April 8th: Milwaukee Brewers 3 Cincinnati Reds 2
April 9th: Milwaukee Brewers 4 Cincinnati Reds 12
April 10th: Milwaukee Brewers 1 Cincinnati Reds 4
While it doesn't look like Kendall was responsible for most of the Brewers eight runs, he was. He knocked in JJ Hardy in the first game and got him to third with a single in the 10th, when he was driven in by Rickie Weeks. He also called a quality game on Tuesday and Thursday.
Corey Patterson was pretty much unbelievable all series. Yes, his plate numbers were impressive, his defense was more impressive. The Brewers were smashing balls to dead center all weak and Patterson was running and jumping all over them. I can remember four vividly that are doubles with other center fielders out there. Gabe Gross has the most reasons to be upset. He ripped at least three balls near the gap that turned into routine plays. Toss in Corey's game tying home-run in game one, and you've definitely got the player of the series.
What was the difference?
On Base Percentage. This sits very badly with me. The Reds walked 19 times in three games, while only striking out 13 times. The Brewers on the other hand, walked 2 times while striking out 19 times. Throw in the fact that the Brewers were out hit in every game, I can't believe the Brewers won one game. That's kind of awkward to say isn't it? This, unfortunately, is a trend that has plagued the Brewers for the past five years. They have guys with great talent, but have poor pitch selection, which often results in them looking quite over matched, which was the case on Tuesday and Thursday versus Cueto and Harang.

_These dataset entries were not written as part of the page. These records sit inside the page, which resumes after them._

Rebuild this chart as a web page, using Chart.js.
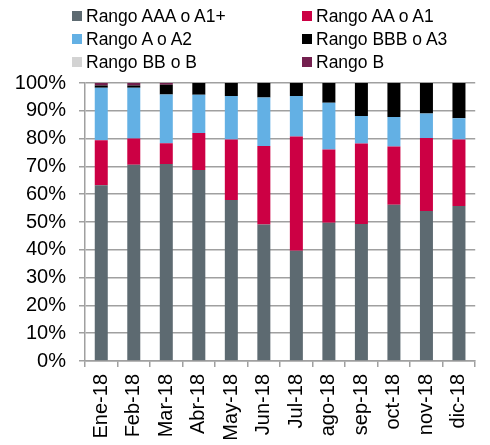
<!DOCTYPE html>
<html>
<head>
<meta charset="utf-8">
<script src="https://cdn.jsdelivr.net/npm/chart.js@4"></script>
<style>
  html, body { margin: 0; padding: 0; background: #fff; }
  #wrap { position: relative; width: 490px; height: 445px; }
  #legend { position: absolute; left: 0; top: 0; width: 490px; height: 75px;
    font-family: "Liberation Sans", Arial, sans-serif; font-size: 17.5px; color: #000; }
  .item { position: absolute; height: 22px; line-height: 22px; white-space: nowrap; }
  .item span.box { position: absolute; left: 0; top: 6px; width: 10px; height: 10px; }
  .item span.lbl { position: absolute; left: 14px; top: 0; }
</style>
</head>
<body>
<div id="wrap">
  <canvas id="chart" width="490" height="445"></canvas>
  <div id="legend"></div>
</div>
<script>
// Meses
const labels = ["Ene-18", "Feb-18", "Mar-18", "Abr-18", "May-18", "Jun-18",
                "Jul-18", "ago-18", "sep-18", "oct-18", "nov-18", "dic-18"];

// Composición por calificación (%)
const rangoAAA = [63.2, 70.6, 70.9, 68.7, 57.9, 49.1, 39.7, 49.7, 49.3, 56.2, 54.0, 55.8];
const rangoAA  = [16.2, 9.4, 7.4, 13.3, 21.8, 28.2, 41.1, 26.4, 28.9, 21.0, 26.2, 23.9];
const rangoA   = [18.9, 18.3, 17.6, 13.8, 15.6, 17.5, 14.5, 16.8, 9.9, 10.6, 8.8, 7.6];
const rangoBBB = [0.8, 0.8, 3.5, 4.2, 4.7, 5.2, 4.7, 7.1, 11.9, 12.2, 11.0, 12.7];
const rangoBB  = [0, 0, 0, 0, 0, 0, 0, 0, 0, 0, 0, 0];
const rangoB   = [0.9, 0.9, 0.6, 0, 0, 0, 0, 0, 0, 0, 0, 0];

const yTicks = [0, 10, 20, 30, 40, 50, 60, 70, 80, 90, 100];

const series = [
  { label: "Rango AAA o A1+", data: rangoAAA, color: "#5d6a71" },
  { label: "Rango AA o A1",   data: rangoAA,  color: "#cc0044" },
  { label: "Rango A o A2",    data: rangoA,   color: "#63b0e4" },
  { label: "Rango BBB o A3",  data: rangoBBB, color: "#000000" },
  { label: "Rango BB o B",    data: rangoBB,  color: "#d3d3d3" },
  { label: "Rango B",         data: rangoB,   color: "#74204f" },
];

// leyenda en dos columnas
const legend = document.getElementById("legend");
series.forEach((s, i) => {
  const col = i % 2, row = Math.floor(i / 2);
  const el = document.createElement("div");
  el.className = "item";
  el.style.left = (col === 0 ? 72 : 302) + "px";
  el.style.top = (5 + row * 23) + "px";
  el.innerHTML = `<span class="box" style="background:${s.color}"></span><span class="lbl">${s.label}</span>`;
  legend.appendChild(el);
});

const font = { family: "'Liberation Sans', Arial, sans-serif", size: 20 };
const gridColor = "#a0a0a0";

new Chart(document.getElementById("chart"), {
  type: "bar",
  data: {
    labels: labels,
    datasets: series.map((s) => ({
      label: s.label,
      data: s.data,
      backgroundColor: s.color,
      borderWidth: 0,
      barPercentage: 0.4,
      categoryPercentage: 1.0,
    })),
  },
  options: {
    responsive: false,
    animation: false,
    layout: { padding: { top: 83, left: 0, right: 1, bottom: 0 } },
    plugins: { legend: { display: false }, tooltip: { enabled: false } },
    scales: {
      x: {
        stacked: true,
        grid: { display: true, drawOnChartArea: false, color: gridColor, lineWidth: 1.5, tickLength: 6 },
        border: { color: gridColor, width: 1.5 },
        ticks: { color: "#000", font: font, maxRotation: 90, minRotation: 90, padding: 7 },
        afterFit: (scale) => { scale.height = 84; },
      },
      y: {
        stacked: true,
        min: 0,
        max: 100,
        afterBuildTicks: (scale) => { scale.ticks = yTicks.map((v) => ({ value: v })); },
        grid: { color: gridColor, lineWidth: 1.5, tickLength: 6 },
        border: { color: gridColor, width: 1.5 },
        ticks: { color: "#000", font: font, padding: 13, callback: (v) => v + "%" },
        afterFit: (scale) => { scale.width = 85; },
      },
    },
  },
});
</script>
</body>
</html>
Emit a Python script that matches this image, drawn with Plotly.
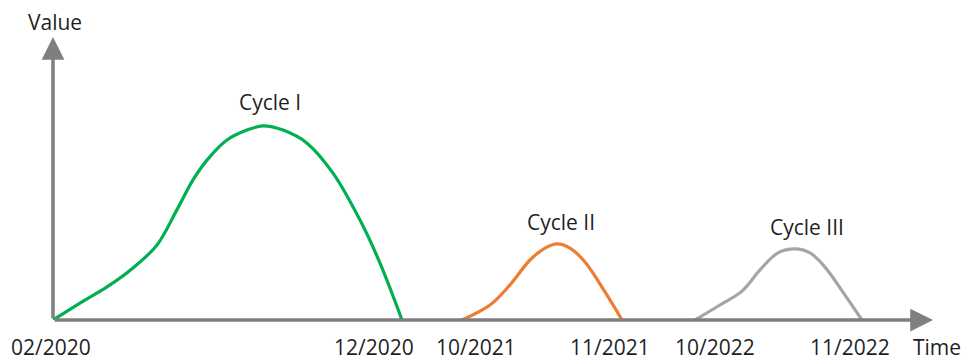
import plotly.graph_objects as go

# Schematic time units (x) and relative values (y)
cycle1_x = [0, 2.7, 5.4, 8.0, 10.4, 12.4, 14.0, 15.4, 17.4, 19.4, 21.0, 23.0, 25.4, 28.0, 30.7, 32.7, 34.9]
cycle1_y = [0, 6.0, 11.7, 18.4, 26.5, 39.0, 49.5, 56.5, 63.6, 67.1, 68.6, 67.1, 62.5, 51.9, 35.3, 20.1, 0]

cycle2_x = [40.9, 43.7, 45.7, 47.7, 49.2, 50.4, 51.7, 53.2, 55.2, 56.9]
cycle2_y = [0, 5.3, 12.4, 21.2, 25.4, 26.9, 25.4, 20.5, 9.9, 0]

cycle3_x = [64.2, 66.7, 68.9, 70.7, 72.5, 74.2, 75.7, 77.2, 79.2, 80.9]
cycle3_y = [0, 5.3, 10.2, 17.7, 23.7, 25.1, 23.7, 18.7, 8.8, 0]

cycle_names = ["Cycle I", "Cycle II", "Cycle III"]
cycle_label_x = [21.7, 50.8, 75.4]
cycle_label_y = [77.0, 34.6, 32.9]
cycle_colors = ["#00b050", "#ed7d31", "#a5a5a5"]

tick_labels = ["02/2020", "12/2020", "10/2021", "11/2021", "10/2022", "11/2022"]
tick_pos = [-0.2, 32.1, 42.3, 55.7, 66.2, 79.7]
tick_label_y = -9.4

X_MAX = 88
Y_MAX = 100

FONT = dict(family="Open Sans", size=21, color="#1f1f1f")
AXIS_COLOR = "#7f7f7f"

fig = go.Figure()
for xs, ys, name, col in zip([cycle1_x, cycle2_x, cycle3_x],
                             [cycle1_y, cycle2_y, cycle3_y],
                             cycle_names, cycle_colors):
    fig.add_trace(go.Scatter(x=xs, y=ys, mode="lines", name=name,
                             line=dict(color=col, width=3.2, shape="spline", smoothing=1.0),
                             cliponaxis=False, hoverinfo="skip"))


def paper(x, y):
    return x / X_MAX, y / Y_MAX


annotations = []
# axes arrows
annotations.append(dict(x=0, y=Y_MAX, ax=0, ay=0, xref="x", yref="y", axref="x", ayref="y",
                        showarrow=True, arrowhead=2, arrowsize=1.3, arrowwidth=3.5,
                        arrowcolor=AXIS_COLOR, text="", standoff=0))
annotations.append(dict(x=X_MAX, y=0, ax=0, ay=0, xref="x", yref="y", axref="x", ayref="y",
                        showarrow=True, arrowhead=2, arrowsize=1.3, arrowwidth=3.5,
                        arrowcolor=AXIS_COLOR, text="", standoff=0))
for name, lx, ly in zip(cycle_names, cycle_label_x, cycle_label_y):
    annotations.append(dict(x=lx, y=ly, text=name, showarrow=False, font=FONT,
                            xref="x", yref="y", xanchor="center", yanchor="middle"))
for t, p in zip(tick_labels, tick_pos):
    px_, py_ = paper(p, tick_label_y)
    annotations.append(dict(x=px_, y=py_, text=t, showarrow=False, font=FONT,
                            xref="paper", yref="paper", xanchor="center", yanchor="middle",
                            borderpad=0))
px_, py_ = paper(88.4, tick_label_y)
annotations.append(dict(x=px_, y=py_, text="Time", showarrow=False, font=FONT,
                        xref="paper", yref="paper", xanchor="center", yanchor="middle",
                        borderpad=0))
px_, py_ = paper(0.2, 105.2)
annotations.append(dict(x=px_, y=py_, text="Value", showarrow=False, font=FONT,
                        xref="paper", yref="paper", xanchor="center", yanchor="middle",
                        borderpad=0))

fig.update_layout(
    width=961, height=352,
    margin=dict(l=45, r=36, t=29, b=40),
    paper_bgcolor="white", plot_bgcolor="white",
    showlegend=False,
    xaxis=dict(range=[0, X_MAX], visible=False, fixedrange=True),
    yaxis=dict(range=[0, Y_MAX], visible=False, fixedrange=True),
    annotations=annotations,
)

fig.write_html("out.html", config={"displayModeBar": False})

To get a gauge of how important OBP can be. The Boston Red Sox and New York Yankees have combined for the most regular season wins over the last 4-5 years and during that time, they are always in the top 3 in team OBP, usually between .350-.360. Where do the Brewers match up? Over the last three years the Brewers have never surpassed a .331 OBP. It's a glaring problem for this team. If they jump just 15 more points they will definitely push themselves over the top.
Causes for Concern:
See Above. I'm too frustrated to elaborate even more.
For the Reds... it was a good series overall. Nothing about their play over the last three days should concern them.
Causes for Excitement:
I can't really say I'm on the Jason Kendall band wagon since I predicted this onslaught. I never thought he'd be this good, but when they're falling, they're falling. Throw in Jason's ability to keep this young pitching crew mentally stable and you have a very invaluable player. A friend of mine who happens to be Cub fan asked me last night if we'd sign him on for another five years. I just laughed in his face and said, "Two years is enough,". Nevertheless, it's a breath of fresh air to have a guy back there who can run and is actually athletic.
The Reds can be excited about Corey Patterson while he lasts. Corey has a career OBP of .298 and he's Dusty Baker's lead-off hitter. Somehow he managed to roll and smoke Brewers pitching and walk in the process. For Reds fans who don't know, Dusty Baker has a knack for being in love with veteran players who aren't any good, including Patterson, whose best year resulted in a .298/329/.511, which a lot of people would take, but that's not who Corey is. His career numbers explain it all: .259/.298/.417. Sadly, Johnny Estrada is better at the plate: .280/.320/.406, so ride the train and put Keppinger in that lead-off spot when the ride is over.